» Task details: Extract, word for word, every line from the one containing "What matplotlib code" through the one containing "04/2011 - 03/2012']", with both end lines kept.

» Record extracts:

## START

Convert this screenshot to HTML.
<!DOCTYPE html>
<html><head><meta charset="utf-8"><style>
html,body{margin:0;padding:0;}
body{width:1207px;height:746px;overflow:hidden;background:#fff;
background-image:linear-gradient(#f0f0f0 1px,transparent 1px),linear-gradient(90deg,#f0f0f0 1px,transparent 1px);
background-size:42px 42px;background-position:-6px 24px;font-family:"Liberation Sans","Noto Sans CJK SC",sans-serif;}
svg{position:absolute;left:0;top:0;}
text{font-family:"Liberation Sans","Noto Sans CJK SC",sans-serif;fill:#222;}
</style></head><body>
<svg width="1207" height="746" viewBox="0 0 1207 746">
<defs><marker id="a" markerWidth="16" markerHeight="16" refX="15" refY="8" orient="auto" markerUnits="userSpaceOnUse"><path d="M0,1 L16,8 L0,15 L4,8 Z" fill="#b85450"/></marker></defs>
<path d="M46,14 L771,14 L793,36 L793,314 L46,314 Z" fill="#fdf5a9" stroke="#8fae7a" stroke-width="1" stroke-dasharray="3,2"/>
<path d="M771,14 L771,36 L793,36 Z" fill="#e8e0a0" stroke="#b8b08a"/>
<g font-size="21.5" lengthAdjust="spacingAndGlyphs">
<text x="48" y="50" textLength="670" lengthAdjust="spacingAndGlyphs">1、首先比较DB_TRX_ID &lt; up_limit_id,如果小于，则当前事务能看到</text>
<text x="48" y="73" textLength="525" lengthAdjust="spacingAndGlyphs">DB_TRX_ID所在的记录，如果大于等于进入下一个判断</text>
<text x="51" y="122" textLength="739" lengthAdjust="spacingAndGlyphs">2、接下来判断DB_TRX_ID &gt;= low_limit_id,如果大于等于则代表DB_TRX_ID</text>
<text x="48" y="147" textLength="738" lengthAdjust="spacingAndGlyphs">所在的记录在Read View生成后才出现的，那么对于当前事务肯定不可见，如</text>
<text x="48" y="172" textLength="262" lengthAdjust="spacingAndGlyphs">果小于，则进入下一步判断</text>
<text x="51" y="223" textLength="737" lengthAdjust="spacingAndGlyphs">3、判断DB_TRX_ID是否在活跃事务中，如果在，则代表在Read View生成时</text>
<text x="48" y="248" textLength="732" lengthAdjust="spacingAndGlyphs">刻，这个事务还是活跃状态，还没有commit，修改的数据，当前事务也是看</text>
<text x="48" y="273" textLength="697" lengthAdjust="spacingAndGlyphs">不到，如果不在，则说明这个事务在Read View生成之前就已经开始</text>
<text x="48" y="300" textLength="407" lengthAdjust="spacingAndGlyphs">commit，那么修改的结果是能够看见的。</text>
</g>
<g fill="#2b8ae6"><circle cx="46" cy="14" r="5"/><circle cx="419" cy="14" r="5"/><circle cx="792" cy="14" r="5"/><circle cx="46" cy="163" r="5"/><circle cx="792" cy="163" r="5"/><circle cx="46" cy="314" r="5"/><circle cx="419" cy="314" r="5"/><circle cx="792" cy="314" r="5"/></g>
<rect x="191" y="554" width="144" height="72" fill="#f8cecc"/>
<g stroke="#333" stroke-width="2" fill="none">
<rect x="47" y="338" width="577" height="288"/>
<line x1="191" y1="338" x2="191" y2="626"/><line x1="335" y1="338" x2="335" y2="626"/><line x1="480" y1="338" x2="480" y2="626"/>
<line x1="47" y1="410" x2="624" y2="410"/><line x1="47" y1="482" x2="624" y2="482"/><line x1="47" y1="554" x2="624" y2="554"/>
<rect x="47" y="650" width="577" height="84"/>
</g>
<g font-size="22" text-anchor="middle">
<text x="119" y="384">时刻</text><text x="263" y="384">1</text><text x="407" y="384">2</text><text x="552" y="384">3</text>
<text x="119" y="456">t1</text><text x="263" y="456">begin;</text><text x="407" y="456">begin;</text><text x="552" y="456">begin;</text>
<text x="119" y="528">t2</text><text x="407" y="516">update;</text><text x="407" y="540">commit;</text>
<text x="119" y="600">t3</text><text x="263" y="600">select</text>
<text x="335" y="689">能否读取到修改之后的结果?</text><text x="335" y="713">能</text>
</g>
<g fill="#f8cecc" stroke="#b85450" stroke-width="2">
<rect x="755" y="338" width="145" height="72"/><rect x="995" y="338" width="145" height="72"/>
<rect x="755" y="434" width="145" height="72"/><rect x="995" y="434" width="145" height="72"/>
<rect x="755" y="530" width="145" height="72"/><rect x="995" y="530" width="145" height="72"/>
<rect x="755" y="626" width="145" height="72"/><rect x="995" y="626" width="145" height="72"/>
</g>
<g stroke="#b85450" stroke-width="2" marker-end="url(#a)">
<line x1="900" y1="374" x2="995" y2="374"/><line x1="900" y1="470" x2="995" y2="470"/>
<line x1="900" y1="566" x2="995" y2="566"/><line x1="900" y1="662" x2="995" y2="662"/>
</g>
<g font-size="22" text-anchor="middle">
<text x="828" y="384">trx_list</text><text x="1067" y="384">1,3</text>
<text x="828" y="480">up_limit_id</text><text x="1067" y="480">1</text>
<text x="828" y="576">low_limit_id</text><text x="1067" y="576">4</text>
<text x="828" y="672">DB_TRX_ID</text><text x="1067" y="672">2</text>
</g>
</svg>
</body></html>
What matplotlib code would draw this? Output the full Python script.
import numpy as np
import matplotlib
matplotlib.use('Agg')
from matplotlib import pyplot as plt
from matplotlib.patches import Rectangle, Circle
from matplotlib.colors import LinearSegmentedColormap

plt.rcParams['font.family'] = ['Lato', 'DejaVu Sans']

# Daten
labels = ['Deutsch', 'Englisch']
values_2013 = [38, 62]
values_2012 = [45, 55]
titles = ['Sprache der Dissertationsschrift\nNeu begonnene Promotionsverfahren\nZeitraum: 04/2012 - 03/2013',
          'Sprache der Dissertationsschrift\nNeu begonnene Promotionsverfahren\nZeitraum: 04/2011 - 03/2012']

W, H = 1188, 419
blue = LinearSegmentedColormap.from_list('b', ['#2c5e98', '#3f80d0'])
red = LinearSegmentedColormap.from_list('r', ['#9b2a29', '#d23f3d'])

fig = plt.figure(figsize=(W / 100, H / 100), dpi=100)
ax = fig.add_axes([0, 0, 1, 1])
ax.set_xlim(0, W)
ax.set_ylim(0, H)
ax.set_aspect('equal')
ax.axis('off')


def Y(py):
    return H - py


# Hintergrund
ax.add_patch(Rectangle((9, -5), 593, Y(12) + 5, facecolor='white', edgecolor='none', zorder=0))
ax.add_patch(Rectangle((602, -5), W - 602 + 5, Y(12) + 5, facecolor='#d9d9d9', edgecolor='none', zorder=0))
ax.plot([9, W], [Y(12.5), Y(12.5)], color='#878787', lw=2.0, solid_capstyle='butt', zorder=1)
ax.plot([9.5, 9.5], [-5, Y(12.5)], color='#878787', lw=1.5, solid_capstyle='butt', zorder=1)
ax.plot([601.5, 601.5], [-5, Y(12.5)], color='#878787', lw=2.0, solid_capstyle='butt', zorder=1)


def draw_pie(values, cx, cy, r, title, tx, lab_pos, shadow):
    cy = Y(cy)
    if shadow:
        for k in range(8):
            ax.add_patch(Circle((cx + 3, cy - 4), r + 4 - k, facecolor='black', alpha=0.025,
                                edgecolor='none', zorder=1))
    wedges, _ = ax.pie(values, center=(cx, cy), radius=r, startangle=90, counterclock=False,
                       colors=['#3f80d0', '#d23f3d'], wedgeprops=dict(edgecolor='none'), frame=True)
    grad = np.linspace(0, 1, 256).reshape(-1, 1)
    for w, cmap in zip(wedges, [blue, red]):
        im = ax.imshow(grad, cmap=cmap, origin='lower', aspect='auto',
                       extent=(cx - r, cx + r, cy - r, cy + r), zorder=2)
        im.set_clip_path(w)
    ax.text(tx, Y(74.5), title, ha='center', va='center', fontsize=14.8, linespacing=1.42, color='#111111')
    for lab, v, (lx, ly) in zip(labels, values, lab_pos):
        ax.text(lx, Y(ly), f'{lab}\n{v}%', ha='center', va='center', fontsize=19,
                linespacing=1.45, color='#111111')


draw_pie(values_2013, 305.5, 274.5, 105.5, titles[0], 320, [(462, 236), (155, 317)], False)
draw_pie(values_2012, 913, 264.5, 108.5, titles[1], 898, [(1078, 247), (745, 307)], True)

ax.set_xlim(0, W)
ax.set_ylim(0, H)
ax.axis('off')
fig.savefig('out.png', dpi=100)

## END

» Output below:
What matplotlib code would draw this? Output the full Python script.
import numpy as np
import matplotlib
matplotlib.use('Agg')
from matplotlib import pyplot as plt
from matplotlib.patches import Rectangle, Circle
from matplotlib.colors import LinearSegmentedColormap

plt.rcParams['font.family'] = ['Lato', 'DejaVu Sans']

# Daten
labels = ['Deutsch', 'Englisch']
values_2013 = [38, 62]
values_2012 = [45, 55]
titles = ['Sprache der Dissertationsschrift\nNeu begonnene Promotionsverfahren\nZeitraum: 04/2012 - 03/2013',
          'Sprache der Dissertationsschrift\nNeu begonnene Promotionsverfahren\nZeitraum: 04/2011 - 03/2012']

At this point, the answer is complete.